It is very confusingly worded, and I would think it's incorrect according to linguistic terminology.
A lemma is the canonical form of a word, commonly the infinitive of a verb, the nominative singular of a noun, and the positive of an adjective. The inflected forms belonging to a word would the the forms used for other tenses and persons etc for verbs, case and number for nouns, and comparative/superlative for adjectives.
This raises the question of what a word is, and there is no satisfactory answer to this, even more than 100 years after the foundation of modern linguistics...
Anyway, the 'boldface form' (a term I have not come across in 30 years as a linguist), refers to dictionary headwords, which are lemmas. There are some lemmas that are 'shared' by words which have multiple meanings: the common example in linguistics is bank, which can be a financial institution, the side of a river, a term to describe the process of tilting the wings of an airplane in flight, or it can mean to deposit an amount of money in an account, etc. All these words you would find under bank in a dictionary, but usually under several different entries. So I guess this is what is meant by "multiple boldface forms". However, these are usually completely unrelated words which by accident share the same spelling; in some cases it could also have been the same word that then developed different meanings.
To summarise: the paragraph you quote is plain wrong/sloppy in its use of terminology, as a dictionary headword is a lemma in every dictionary I have seen, but these are not unique, as several different words might have lemmas which are spelled the same way (but they are still different lemmas — no single word would have multiple dictionary entries).
- bank (bank, banks), noun: a financial institution
- bank (bank, banks), noun: the side of a river
- bank (bank, banks, banked, banking), verb: tipping the wings of an airplane
- bank (bank, banks, banked, banking), verb: depositing money in an account
We have four lemmas (in bold), two of which have two inflected forms, and the other two have three each. These are also four different words, with a total of four different word forms (bank and banks are common forms of all words)
Often, to avoid confusion, you would refer to them as $bank_1$ for the financial institution, and $bank_2$ for the river bank, etc. to indicate that they are different words.

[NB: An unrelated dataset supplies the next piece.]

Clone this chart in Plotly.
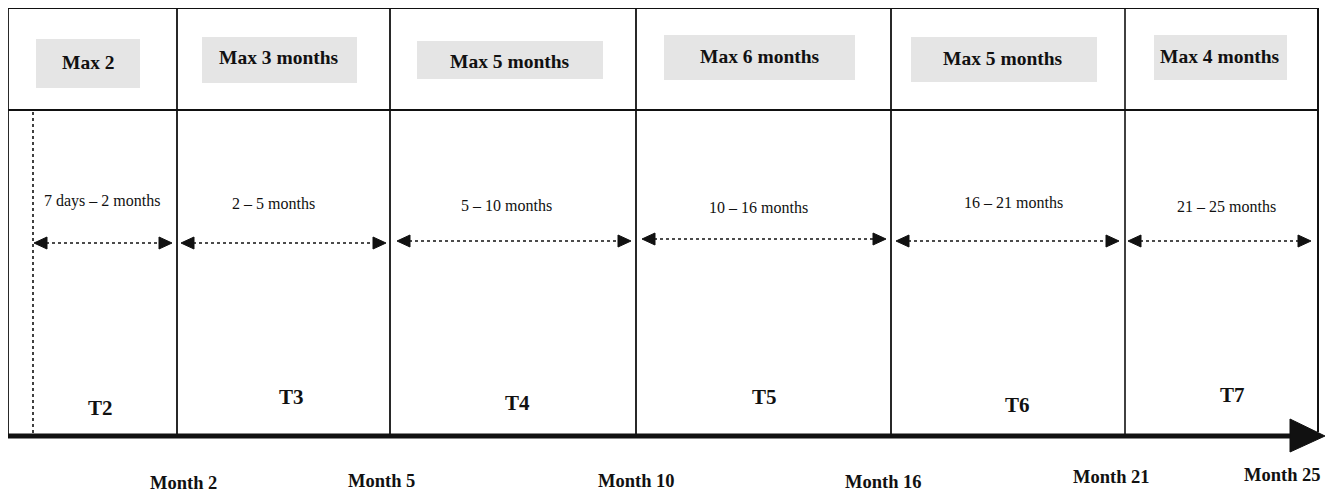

You can probably see that English has a number of lemmata (which is the proper plural of lemma, since it's of Greek origin) which is by a factor of 3-4 smaller than the number of word types, whereas in other languages this ratio will be a lot smaller, as they have more inflected variants. An English noun has just singular and plural forms, whereas a German noun would have singular and plural across each of four cases (though some of them would share the same word forms).